May’s third-best performer, NRG Energy, is one of the US’s main utility companies. While utility stocks don’t always benefit during times of inflation, in May they were trading at 20 times forward 12-month earnings, reported the Wall Street Journal. Year-to-date the stock is up 8% as of 8 June.

EPAM Systems’ inclusion in the top five is more complicated. While the software-design company’s shares saw a May jump, the bigger picture shows a slide of 50.5% year-to-date, suggesting any rise may be short-lived. The company is suffering from the fact its major development sites are in Ukraine, Russia and Belarus.
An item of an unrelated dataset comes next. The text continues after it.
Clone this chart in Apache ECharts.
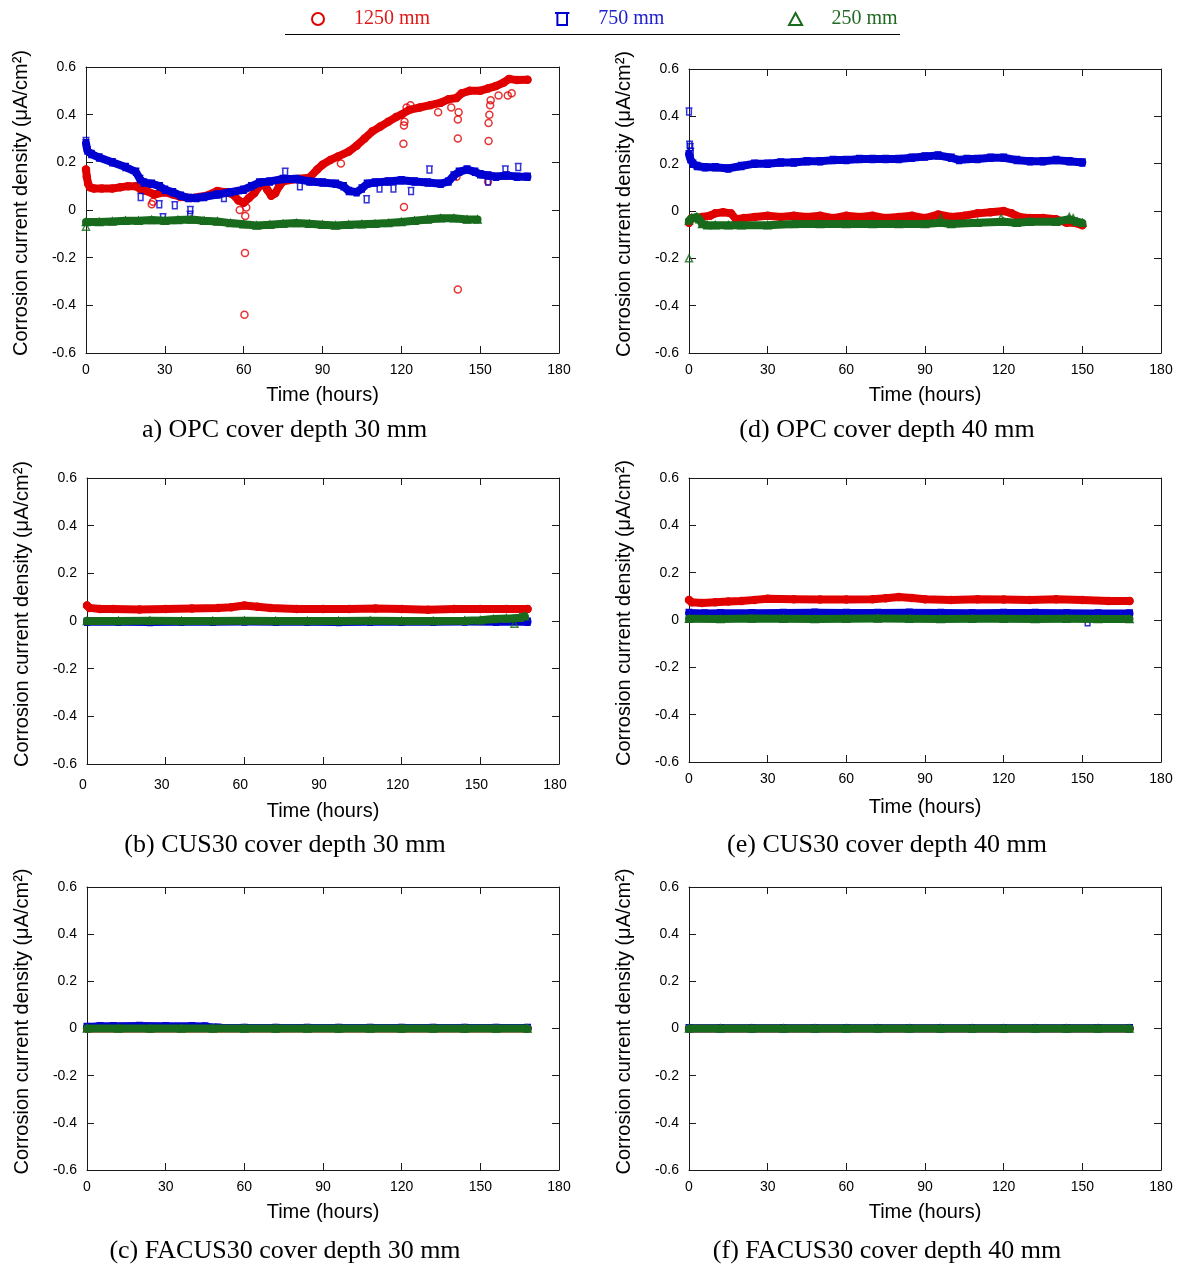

It announced earlier in the year it was withdrawing its financial forecasts for 2022, following the Russian invasion of Ukraine.

Finally, Texas-based energy explorer Marathon Oil has had a good year, with strong Q1 earnings and revenues announced in May.

Will the S&P 500 continue to flounder in 2022?

While many stocks have recovered from their May lows, 2022 is likely to continue to be a difficult year for the S&P 500 and markets in general. In early May, Credit Suisse cuts its forecast for the index. Even if the US manages to avoid a full-blown recession, the stock market remains risky in 2022, according to Goldman Sachs analysts.

In mid-April, the median year-end target for the index forecast by a consensus of strategists tracked by Bloomberg was 4,875. That would represent a moderate rise of 2.3% over the year. However, Goldman Sachs analysts said that an “economic contraction” could potentially sink the S&P 500 as low as 3,600 by the year end, reported Bloomberg, which would represent a fall of around 25%.

Michael Wilson, a prominent analyst at Morgan Stanley, said the index could freefall as low as 3,460, which mark a downturn of 27% across the year.

Disclaimer Past performance is not a reliable indicator of future results.